Be consistent with experimental portions
The std::experimental::filesystem
namespace has been accepted into the C++17 specification and so the corresponding namespace will become std::filesystem
and will be in #include <filesystem>
but until then, it should be #include <experimental/filesystem>
.
Consider using range-for syntax
The range-for syntax makes it much easier to write code simply. For instance, instead of the complicated loops within write_possible_duplicate_file()
, I'd write this instead:
for (const auto &item : sizeMap) {
if (item.second.size() > 1) {
for (const auto &file : item.second) {
outputFile << item.first << '\t' << file << '\n';
}
}
}
Prefer stream reference to filenames
Instead of having the write_possible_duplicate_files()

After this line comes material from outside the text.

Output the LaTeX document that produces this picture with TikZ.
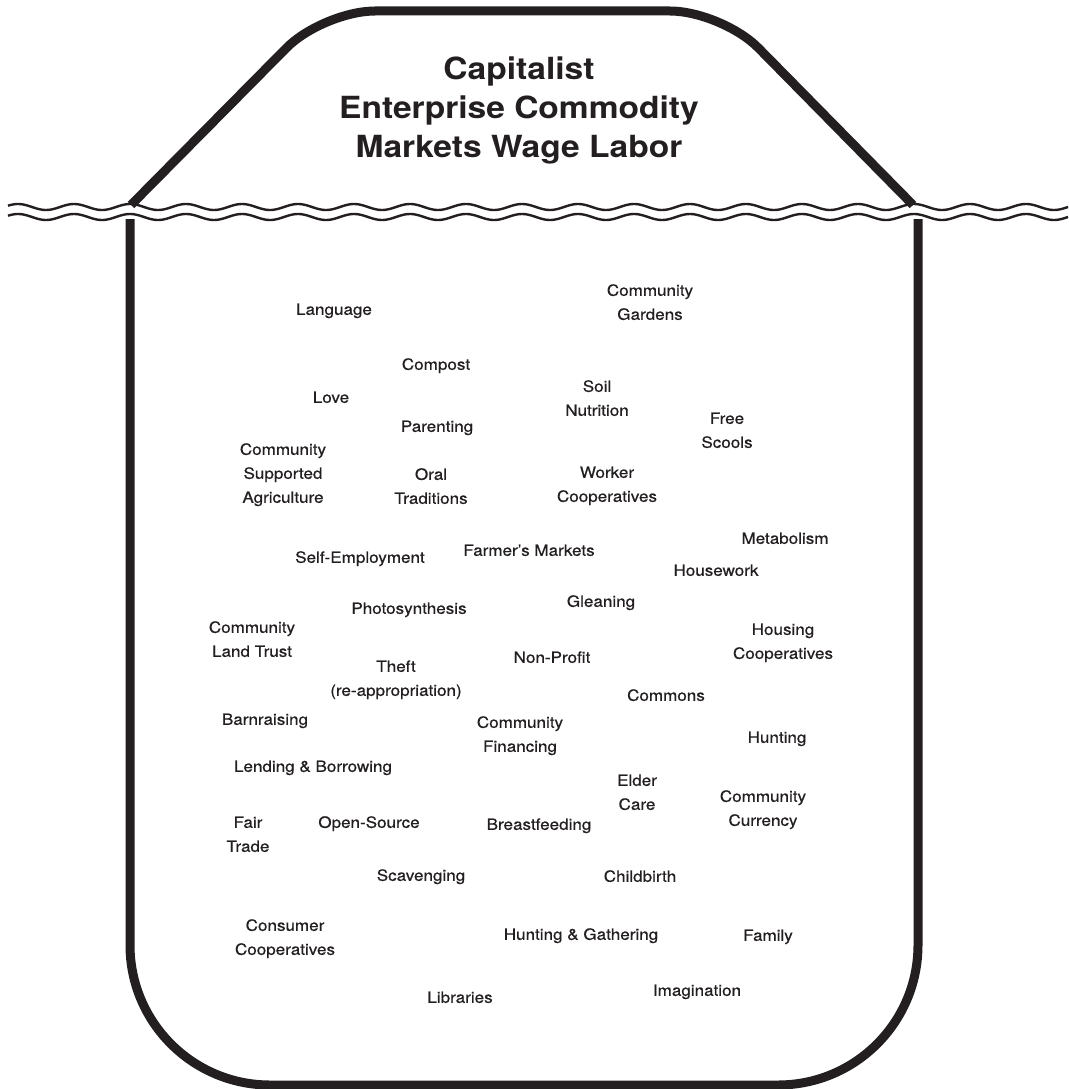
\documentclass[tikz,border=0pt]{standalone}
\usepackage{fontspec}
\newfontfamily\lblfam[FakeStretch=1.1,FakeBold=0.6]{TeX Gyre Heros}
\newfontfamily\ttlfam[FakeStretch=1.1]{TeX Gyre Heros}
\definecolor{ink}{RGB}{35,31,32}
\tikzset{
  lbl/.style={font=\lblfam\fontsize{15.5}{24}\selectfont, align=center, text=ink, inner sep=0pt},
  ttl/.style={font=\ttlfam\bfseries\fontsize{30.5}{39}\selectfont, align=center, text=ink, inner sep=0pt},
  outline/.style={draw=ink, line width=9pt, line join=round},
  wave/.style={draw=ink, line width=2.4pt}
}
\newcommand{\sL}{\strut}
\begin{document}
\begin{tikzpicture}[x=1pt,y=-1pt]
\useasboundingbox (0,0) rectangle (1068,1089);
% iceberg outline above water
\draw[outline, rounded corners=52pt] (131,205) -- (323,11) -- (722,11) -- (913,205);
% iceberg outline below water
\draw[outline, rounded corners=140pt] (130,219) -- (130,1085) -- (918,1085) -- (918,219);
% water line
\draw[wave, domain=8:1068, samples=500, variable=\x] plot (\x, {207-3*cos(6.42857*(\x-130))});
\draw[wave, domain=8:1068, samples=500, variable=\x] plot (\x, {217-3*cos(6.42857*(\x-130))});
% title
\node[ttl] (title) at (519,111) {\strut Capitalist\\\strut Enterprise Commodity\\\strut Markets Wage Labor};
% labels
\begin{scope}[yshift=-4pt]
\node[lbl] (language) at (334,306) {\sL Language};
\node[lbl] (cgardens) at (650,299) {\sL Community\\\sL Gardens};
\node[lbl] (compost) at (436,361) {\sL Compost};
\node[lbl] (love) at (331,394) {\sL Love};
\node[lbl] (soil) at (597,395) {\sL Soil\\\sL Nutrition};
\node[lbl] (parenting) at (437,423) {\sL Parenting};
\node[lbl] (free) at (727,427) {\sL Free\\\sL Scools};
\node[lbl] (csa) at (283,470) {\sL Community\\\sL Supported\\\sL Agriculture};
\node[lbl] (oral) at (431,483) {\sL Oral\\\sL Traditions};
\node[lbl] (worker) at (607,481) {\sL Worker\\\sL Cooperatives};
\node[lbl] (metab) at (785,535) {\sL Metabolism};
\node[lbl] (selfemp) at (360,554) {\sL Self-Employment};
\node[lbl] (farmers) at (529,547) {\sL Farmer’s Markets};
\node[lbl] (housework) at (716,567) {\sL Housework};
\node[lbl] (gleaning) at (601,598) {\sL Gleaning};
\node[lbl] (photo) at (409,605) {\sL Photosynthesis};
\node[lbl] (clt) at (252,636) {\sL Community\\\sL Land Trust};
\node[lbl] (housing) at (783,638) {\sL Housing\\\sL Cooperatives};
\node[lbl] (theft) at (396,675) {\sL Theft\\\sL (re-appropriation)};
\node[lbl] (nonprofit) at (552,654) {\sL Non-Profit};
\node[lbl] (commons) at (666,692) {\sL Commons};
\node[lbl] (barn) at (265,716) {\sL Barnraising};
\node[lbl] (cfin) at (520,731) {\sL Community\\\sL Financing};
\node[lbl] (hunting) at (777,734) {\sL Hunting};
\node[lbl] (lending) at (313,763) {\sL Lending \& Borrowing};
\node[lbl] (elder) at (637,789) {\sL Elder\\\sL Care};
\node[lbl] (ccur) at (763,805) {\sL Community\\\sL Currency};
\node[lbl] (fair) at (248,831) {\sL Fair\\\sL Trade};
\node[lbl] (opensrc) at (369,819) {\sL Open-Source};
\node[lbl] (breast) at (539,821) {\sL Breastfeeding};
\node[lbl] (scav) at (421,872) {\sL Scavenging};
\node[lbl] (childbirth) at (640,873) {\sL Childbirth};
\node[lbl] (consumer) at (285,934) {\sL Consumer\\\sL Cooperatives};
\node[lbl] (hg) at (581,931) {\sL Hunting \& Gathering};
\node[lbl] (family) at (768,932) {\sL Family};
\node[lbl] (libraries) at (460,994) {\sL Libraries};
\node[lbl] (imag) at (697,987) {\sL Imagination};
\end{scope}
\end{tikzpicture}
\end{document}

take a string for a filename, I would advocate changing that to both take and return a std::ostream
reference. This would allow the program to easily write to std::cout
if desired and more completely abstracts the purpose of the function.
Use a typedef
to simplify declarations
Instead of using the long form everywhere it appears, I'd recommend using a typedef
for the map type:
typedef std::map<uintmax_t, std::set<path>> MyMap;
Now one can simply refer to MyMap
everywhere the code had originally had a long std::map
declaration.
Think of the user
It may be that the user is eventually another program, but for now, if we are examining a list of possible duplicate files, I think I'd want to see the biggest files first so that eliminating one would have the biggest impact on freeing space. That could easily be done by making a small change to the map
typedef mentioned above.
typedef std::map<uintmax_t, std::set<path>, std::greater<uintmax_t>> MyMap;
Consider catching exceptions
The version of file_size()
that you're using can throw an exception (as, for example, if the file cannot be read with the current user's permissions) which will cause the program to abort with a somewhat cryptic (to the user) error message. Consider catching the exception and skipping the file or directory or at least emitting a user-centric message.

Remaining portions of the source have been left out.